Latest reports revealed that fake retail apps are now populating both the Android and iOS devices to take advantage of hapless holiday shoppers. Naturally, these can be avoided, but the question is how?

There are several ways to spot a fake shopping app but, to effectively carry out an evaluation of your own; you need to be aware of some several information first.

Fake Apps For Scamming

Fake holiday apps often try to clone popular brands. Those that have been duplicated so far include Footlocker, the Dollar Tree and Nordstrom. While some fraudulent app will only bombard users with ads, there are those that will include mechanisms to obtain your credit card information, make you purchase non-existent goods or even hack your mobile device.

Chinese Clones

Another key variable in this shady online world is that the bulk of clones tend to come from China. There is just so much talent there that Chinese-made fake apps could literally imitate a popular brand's website from its logo to its products, down to the very last detail.

These two variables should allow your critical insights to effectively apply some strategies to avoid falling prey to scammers when shopping online.
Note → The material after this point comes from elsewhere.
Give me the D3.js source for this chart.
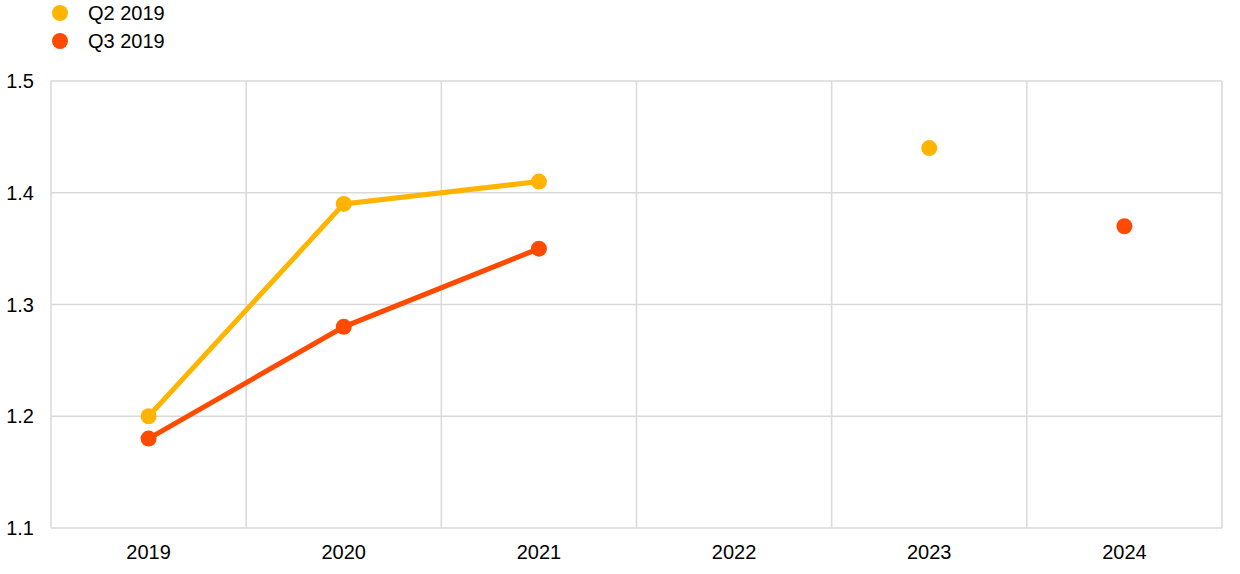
<!DOCTYPE html>
<html><head><meta charset="utf-8">
<script src="https://cdn.jsdelivr.net/npm/d3@7"></script>
<style>body{margin:0;background:#fff}svg{display:block;font-family:"Liberation Sans",Arial,sans-serif}</style>
</head><body><svg id="c" width="1240" height="574"></svg>
<script>
const categories = ["2019","2020","2021","2022","2023","2024"];
const q2 = [1.20, 1.39, 1.41, null, 1.44, null];
const q3 = [1.18, 1.28, 1.35, null, null, 1.37];
const yTicks = [1.1, 1.2, 1.3, 1.4, 1.5];
const seriesNames = ["Q2 2019", "Q3 2019"];
const colors = ["#FFB400", "#FF4B00"];

const svg = d3.select("#c");
const L = 51, R = 1222, T = 81, B = 528;
const x = d3.scaleBand().domain(categories).range([L, R]);
const y = d3.scaleLinear().domain([1.1, 1.5]).range([B, T]);
const grid = "#d9d9d9";
const fs = 20;

svg.append("g").selectAll("line").data(yTicks).join("line")
  .attr("x1", L).attr("x2", R).attr("y1", d => y(d)).attr("y2", d => y(d))
  .attr("stroke", grid).attr("stroke-width", 1.5);
const bounds = categories.map(c => x(c)).concat([R]);
svg.append("g").selectAll("line").data(bounds).join("line")
  .attr("x1", d => d).attr("x2", d => d).attr("y1", T).attr("y2", B)
  .attr("stroke", grid).attr("stroke-width", 1.5);

svg.append("g").selectAll("text").data(yTicks).join("text")
  .attr("x", 34).attr("y", d => y(d)).attr("dy", "0.35em").attr("text-anchor", "end")
  .attr("font-size", fs).attr("fill", "#000").text(d => d.toFixed(1));
svg.append("g").selectAll("text").data(categories).join("text")
  .attr("x", d => x(d) + x.bandwidth() / 2).attr("y", 559).attr("text-anchor", "middle")
  .attr("font-size", fs).attr("fill", "#000").text(d => d);

const series = [q2, q3];
series.forEach((vals, i) => {
  const pts = vals.map((v, j) => ({c: categories[j], v}));
  const line = d3.line().defined(d => d.v !== null)
    .x(d => x(d.c) + x.bandwidth() / 2).y(d => y(d.v));
  svg.append("path").datum(pts).attr("d", line).attr("fill", "none")
    .attr("stroke", colors[i]).attr("stroke-width", 5);
  svg.append("g").selectAll("circle").data(pts.filter(d => d.v !== null)).join("circle")
    .attr("cx", d => x(d.c) + x.bandwidth() / 2).attr("cy", d => y(d.v))
    .attr("r", 8).attr("fill", colors[i]);
});

const lg = svg.append("g").selectAll("g").data(seriesNames).join("g")
  .attr("transform", (d, i) => `translate(0,${13 + i * 28})`);
lg.append("circle").attr("cx", 60).attr("cy", 0).attr("r", 8).attr("fill", (d, i) => colors[i]);
lg.append("text").attr("x", 88).attr("y", 0).attr("dy", "0.35em").attr("font-size", fs).text(d => d);
</script></body></html>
Start In The Official Website

The best way to download authentic and legitimate apps is to go directly to the website of the brand you are interested in. Usually this type of website includes app download links to both Android and iOS app market. If the app is not a dedicated e-commerce platform, there is usually a recommended third-party app that sells or distribute their products online.

Look For Errors

Now since numerous fake apps are developed by Chinese scammers, they often include errors such as those involving spelling and grammar. You can also look out for strange characters and seemingly innocent typos designed to trick users. For example, Footlocker has a doppelganger called Footlocke Sports Co.

Evaluate The App Developer

Another way to check if an app is legitimate is by taking a look at the developer. This is the name of the company that publishes an app and is found under the app name at Google Play Store and Apple App Store. Both these platforms also provide links to the other apps that a publisher has developed. Browsing through these products could reveal discrepancies and red flags.

Check Out App Reviews

Users diligence will also pay off. Take time to read app reviews and ask yourself key questions. Does an app have more positive or negative feedbacks? Does it have 10 or 10,000 reviews? These details are easily accessible within the app's Google Play or App Store page.

The quality of posted reviews also matter because some developers are able to leave their own positive feedbacks to prop up their apps.

To those wondering whether Google and Apple are taking the necessary steps to weed out fakes to make online shopping safe, these companies are working hard to regulate their respective app marketplaces. But the sheer number of fake apps being produced and submitted everyday makes it difficult to root them all in one sweep.